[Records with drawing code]
= = = =

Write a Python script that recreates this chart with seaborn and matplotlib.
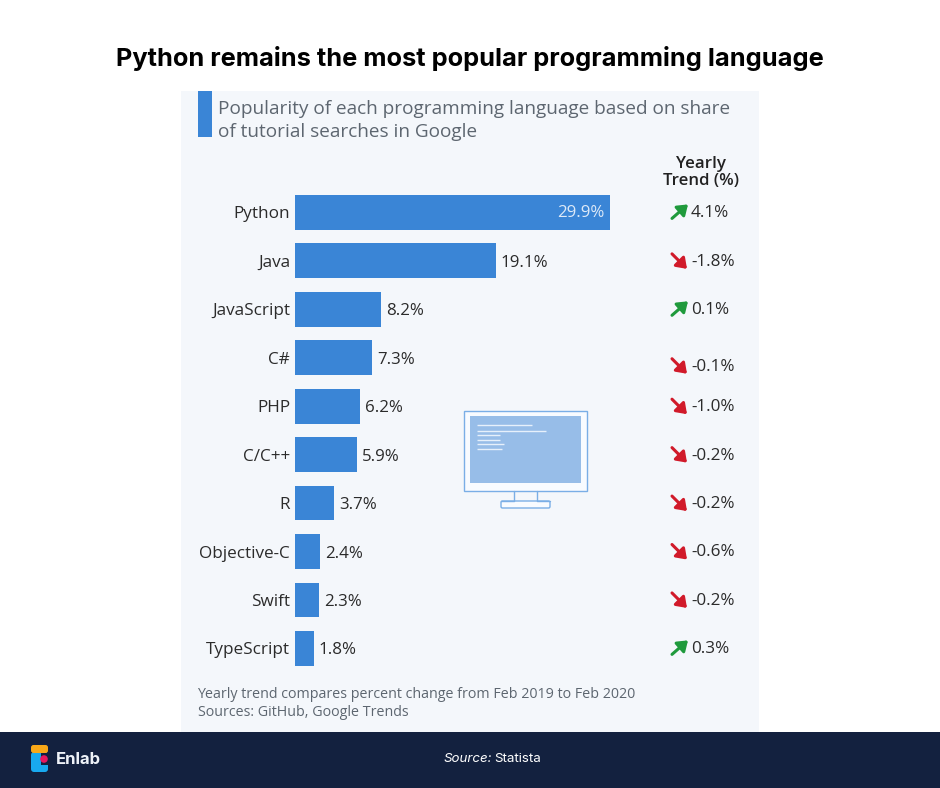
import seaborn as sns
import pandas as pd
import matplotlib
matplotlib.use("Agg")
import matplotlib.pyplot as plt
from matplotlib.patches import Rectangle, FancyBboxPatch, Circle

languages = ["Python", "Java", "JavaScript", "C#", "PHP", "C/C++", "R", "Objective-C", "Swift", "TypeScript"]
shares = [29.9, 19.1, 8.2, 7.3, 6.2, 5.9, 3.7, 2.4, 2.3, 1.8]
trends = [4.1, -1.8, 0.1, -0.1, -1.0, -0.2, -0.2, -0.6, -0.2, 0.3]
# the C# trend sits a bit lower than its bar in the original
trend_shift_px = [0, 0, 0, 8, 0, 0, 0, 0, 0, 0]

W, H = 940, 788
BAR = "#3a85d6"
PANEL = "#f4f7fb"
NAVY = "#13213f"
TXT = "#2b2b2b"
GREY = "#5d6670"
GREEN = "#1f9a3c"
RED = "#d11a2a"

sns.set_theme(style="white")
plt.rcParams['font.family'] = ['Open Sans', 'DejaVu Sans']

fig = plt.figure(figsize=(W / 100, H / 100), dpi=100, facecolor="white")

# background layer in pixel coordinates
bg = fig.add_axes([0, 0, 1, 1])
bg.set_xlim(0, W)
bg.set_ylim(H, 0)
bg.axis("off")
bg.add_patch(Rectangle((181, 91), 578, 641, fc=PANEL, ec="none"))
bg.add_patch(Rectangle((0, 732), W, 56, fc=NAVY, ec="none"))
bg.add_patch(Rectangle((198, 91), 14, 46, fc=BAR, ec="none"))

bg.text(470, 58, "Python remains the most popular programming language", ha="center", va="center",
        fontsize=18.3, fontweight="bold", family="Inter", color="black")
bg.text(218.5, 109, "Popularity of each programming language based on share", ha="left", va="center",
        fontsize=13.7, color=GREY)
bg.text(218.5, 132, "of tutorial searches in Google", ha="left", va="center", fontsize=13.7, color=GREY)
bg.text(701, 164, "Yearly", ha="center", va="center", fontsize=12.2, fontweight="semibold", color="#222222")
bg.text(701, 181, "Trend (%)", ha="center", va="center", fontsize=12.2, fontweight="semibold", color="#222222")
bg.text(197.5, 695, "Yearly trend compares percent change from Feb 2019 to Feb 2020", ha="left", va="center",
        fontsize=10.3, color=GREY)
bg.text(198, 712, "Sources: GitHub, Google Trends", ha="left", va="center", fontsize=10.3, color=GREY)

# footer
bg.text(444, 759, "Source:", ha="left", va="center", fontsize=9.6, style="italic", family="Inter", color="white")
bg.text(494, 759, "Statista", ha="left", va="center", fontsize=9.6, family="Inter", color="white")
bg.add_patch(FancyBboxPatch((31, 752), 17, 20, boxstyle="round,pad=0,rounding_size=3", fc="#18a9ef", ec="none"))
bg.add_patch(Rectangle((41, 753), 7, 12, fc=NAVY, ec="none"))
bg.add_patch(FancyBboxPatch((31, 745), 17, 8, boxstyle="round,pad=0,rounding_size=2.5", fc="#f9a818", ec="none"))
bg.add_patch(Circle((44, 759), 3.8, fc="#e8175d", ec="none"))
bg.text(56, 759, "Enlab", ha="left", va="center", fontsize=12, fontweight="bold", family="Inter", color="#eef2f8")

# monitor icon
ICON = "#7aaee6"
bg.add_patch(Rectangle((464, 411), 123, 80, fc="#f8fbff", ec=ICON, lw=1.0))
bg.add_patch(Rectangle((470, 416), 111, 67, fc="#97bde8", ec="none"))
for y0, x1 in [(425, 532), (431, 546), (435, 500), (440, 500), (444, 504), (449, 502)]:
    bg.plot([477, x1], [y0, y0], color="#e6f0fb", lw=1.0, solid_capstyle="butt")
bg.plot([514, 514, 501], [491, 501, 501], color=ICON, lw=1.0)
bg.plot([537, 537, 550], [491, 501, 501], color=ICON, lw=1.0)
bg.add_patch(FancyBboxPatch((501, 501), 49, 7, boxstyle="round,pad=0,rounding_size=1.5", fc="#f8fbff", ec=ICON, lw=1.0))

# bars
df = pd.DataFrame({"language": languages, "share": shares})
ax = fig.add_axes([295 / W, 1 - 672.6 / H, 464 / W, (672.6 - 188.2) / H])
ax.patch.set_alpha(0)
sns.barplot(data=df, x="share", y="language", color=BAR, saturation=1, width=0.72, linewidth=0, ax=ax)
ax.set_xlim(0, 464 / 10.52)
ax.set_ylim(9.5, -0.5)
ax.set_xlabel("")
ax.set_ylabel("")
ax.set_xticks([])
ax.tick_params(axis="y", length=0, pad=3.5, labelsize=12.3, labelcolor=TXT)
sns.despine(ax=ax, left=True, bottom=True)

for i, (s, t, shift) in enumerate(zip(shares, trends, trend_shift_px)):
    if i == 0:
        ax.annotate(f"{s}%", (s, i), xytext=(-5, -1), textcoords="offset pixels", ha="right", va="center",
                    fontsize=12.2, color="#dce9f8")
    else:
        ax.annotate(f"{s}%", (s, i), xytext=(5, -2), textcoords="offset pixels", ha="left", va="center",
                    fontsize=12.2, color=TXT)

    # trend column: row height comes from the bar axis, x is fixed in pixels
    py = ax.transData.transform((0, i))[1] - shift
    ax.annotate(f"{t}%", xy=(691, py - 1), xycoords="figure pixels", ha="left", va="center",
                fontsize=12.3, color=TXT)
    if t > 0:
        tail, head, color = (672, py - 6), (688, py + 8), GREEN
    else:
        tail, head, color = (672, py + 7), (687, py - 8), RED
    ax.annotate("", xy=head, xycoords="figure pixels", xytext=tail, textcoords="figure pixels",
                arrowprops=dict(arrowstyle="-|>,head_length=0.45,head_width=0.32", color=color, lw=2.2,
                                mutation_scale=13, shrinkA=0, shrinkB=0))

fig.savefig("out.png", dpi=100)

= = = =

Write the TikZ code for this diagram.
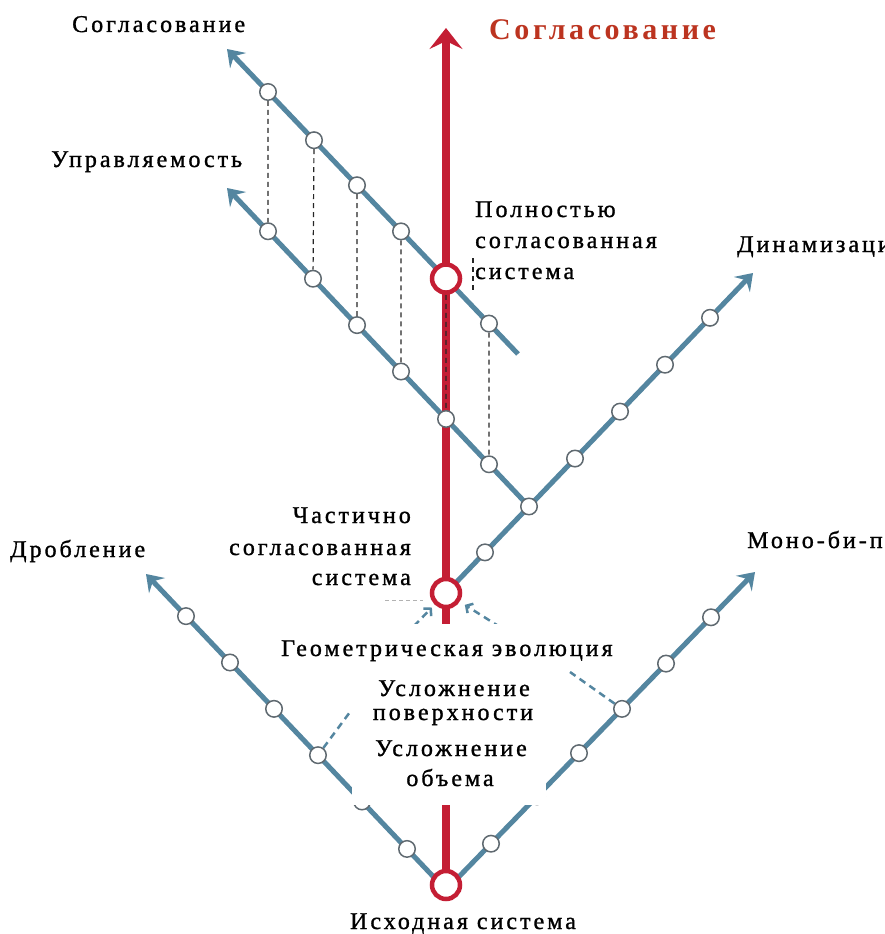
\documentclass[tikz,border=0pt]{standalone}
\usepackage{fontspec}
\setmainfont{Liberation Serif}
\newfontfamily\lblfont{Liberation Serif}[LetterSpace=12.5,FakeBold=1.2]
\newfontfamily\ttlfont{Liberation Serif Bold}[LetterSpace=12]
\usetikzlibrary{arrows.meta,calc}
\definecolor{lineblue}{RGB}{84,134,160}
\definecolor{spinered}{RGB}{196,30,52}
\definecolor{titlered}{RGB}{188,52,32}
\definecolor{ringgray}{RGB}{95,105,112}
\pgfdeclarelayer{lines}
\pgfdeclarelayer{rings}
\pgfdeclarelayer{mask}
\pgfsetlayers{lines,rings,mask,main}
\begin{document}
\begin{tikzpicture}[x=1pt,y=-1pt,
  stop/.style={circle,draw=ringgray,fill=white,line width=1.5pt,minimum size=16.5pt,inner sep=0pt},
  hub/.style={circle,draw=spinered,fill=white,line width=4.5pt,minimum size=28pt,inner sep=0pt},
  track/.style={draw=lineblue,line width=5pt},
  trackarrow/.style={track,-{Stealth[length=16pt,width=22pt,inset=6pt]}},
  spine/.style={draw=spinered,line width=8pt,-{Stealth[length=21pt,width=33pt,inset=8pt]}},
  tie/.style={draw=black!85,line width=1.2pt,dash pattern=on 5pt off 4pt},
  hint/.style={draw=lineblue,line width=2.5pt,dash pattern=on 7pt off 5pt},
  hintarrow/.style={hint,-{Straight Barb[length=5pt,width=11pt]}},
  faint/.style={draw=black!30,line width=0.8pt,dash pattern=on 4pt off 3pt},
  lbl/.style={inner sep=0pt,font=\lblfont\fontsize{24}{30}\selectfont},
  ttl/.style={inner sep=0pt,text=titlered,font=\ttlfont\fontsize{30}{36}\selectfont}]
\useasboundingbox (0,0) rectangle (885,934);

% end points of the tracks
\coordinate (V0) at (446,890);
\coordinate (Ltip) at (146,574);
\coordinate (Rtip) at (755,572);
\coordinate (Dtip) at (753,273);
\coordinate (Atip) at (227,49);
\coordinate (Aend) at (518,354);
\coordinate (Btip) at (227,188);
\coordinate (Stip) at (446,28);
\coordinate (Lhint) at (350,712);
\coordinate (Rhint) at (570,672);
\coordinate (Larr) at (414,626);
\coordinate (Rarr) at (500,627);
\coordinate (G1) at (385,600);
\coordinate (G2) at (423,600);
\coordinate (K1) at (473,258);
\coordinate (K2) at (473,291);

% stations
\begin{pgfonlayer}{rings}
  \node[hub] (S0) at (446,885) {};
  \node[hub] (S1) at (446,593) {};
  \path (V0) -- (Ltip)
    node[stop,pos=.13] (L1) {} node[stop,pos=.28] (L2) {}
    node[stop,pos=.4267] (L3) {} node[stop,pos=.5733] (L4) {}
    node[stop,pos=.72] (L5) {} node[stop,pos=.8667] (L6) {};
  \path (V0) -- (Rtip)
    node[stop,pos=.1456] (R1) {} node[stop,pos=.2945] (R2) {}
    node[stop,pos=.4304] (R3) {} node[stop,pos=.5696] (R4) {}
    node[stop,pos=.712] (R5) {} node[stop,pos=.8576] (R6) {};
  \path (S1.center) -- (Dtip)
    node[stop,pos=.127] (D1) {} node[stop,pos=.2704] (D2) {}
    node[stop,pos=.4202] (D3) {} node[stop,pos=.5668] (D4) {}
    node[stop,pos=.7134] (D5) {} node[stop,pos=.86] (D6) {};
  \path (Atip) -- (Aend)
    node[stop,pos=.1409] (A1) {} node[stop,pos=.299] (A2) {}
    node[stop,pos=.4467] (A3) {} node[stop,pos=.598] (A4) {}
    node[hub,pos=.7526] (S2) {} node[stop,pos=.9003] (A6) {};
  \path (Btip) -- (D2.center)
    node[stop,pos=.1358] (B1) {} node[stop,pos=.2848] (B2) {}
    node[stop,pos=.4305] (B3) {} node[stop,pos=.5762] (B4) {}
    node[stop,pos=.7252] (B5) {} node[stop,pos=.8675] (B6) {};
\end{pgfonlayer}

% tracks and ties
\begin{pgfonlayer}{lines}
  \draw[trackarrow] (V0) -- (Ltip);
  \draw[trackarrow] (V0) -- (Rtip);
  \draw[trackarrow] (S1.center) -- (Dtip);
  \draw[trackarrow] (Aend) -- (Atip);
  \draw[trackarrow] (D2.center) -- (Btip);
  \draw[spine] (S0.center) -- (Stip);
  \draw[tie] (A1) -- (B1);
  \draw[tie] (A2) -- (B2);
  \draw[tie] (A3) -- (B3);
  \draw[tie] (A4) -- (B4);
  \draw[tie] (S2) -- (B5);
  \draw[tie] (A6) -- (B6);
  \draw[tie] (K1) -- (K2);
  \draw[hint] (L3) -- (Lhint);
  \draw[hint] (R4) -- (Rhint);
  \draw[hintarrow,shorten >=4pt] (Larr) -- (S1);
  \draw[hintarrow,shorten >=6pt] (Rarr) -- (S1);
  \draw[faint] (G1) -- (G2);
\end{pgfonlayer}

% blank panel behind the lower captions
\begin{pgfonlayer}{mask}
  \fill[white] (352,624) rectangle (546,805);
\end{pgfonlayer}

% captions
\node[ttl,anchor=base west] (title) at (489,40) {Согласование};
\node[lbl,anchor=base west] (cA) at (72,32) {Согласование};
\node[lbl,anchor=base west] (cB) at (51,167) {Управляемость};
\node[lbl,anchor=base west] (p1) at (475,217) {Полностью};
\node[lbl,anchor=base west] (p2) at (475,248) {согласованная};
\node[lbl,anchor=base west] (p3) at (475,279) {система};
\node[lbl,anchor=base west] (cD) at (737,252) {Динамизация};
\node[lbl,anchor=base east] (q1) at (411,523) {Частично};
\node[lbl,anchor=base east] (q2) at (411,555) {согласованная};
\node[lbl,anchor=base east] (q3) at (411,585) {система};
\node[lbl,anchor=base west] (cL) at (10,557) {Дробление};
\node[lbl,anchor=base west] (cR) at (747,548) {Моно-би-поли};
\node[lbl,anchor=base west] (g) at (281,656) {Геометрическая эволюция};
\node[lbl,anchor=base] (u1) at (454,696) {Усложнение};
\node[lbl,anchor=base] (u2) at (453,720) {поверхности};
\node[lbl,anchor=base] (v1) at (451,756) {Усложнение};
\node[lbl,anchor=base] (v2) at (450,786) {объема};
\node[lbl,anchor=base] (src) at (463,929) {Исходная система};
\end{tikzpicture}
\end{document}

= = = =

> _Prompt_: Skip every picture. Repeat the lines from the one with "Write a Python" through the one with "from matplotlib.patches import", both ends included.

> _Output below_:
Write a Python script that recreates this chart with seaborn and matplotlib.
import seaborn as sns
import pandas as pd
import matplotlib
matplotlib.use("Agg")
import matplotlib.pyplot as plt
from matplotlib.patches import Rectangle, FancyBboxPatch, Circle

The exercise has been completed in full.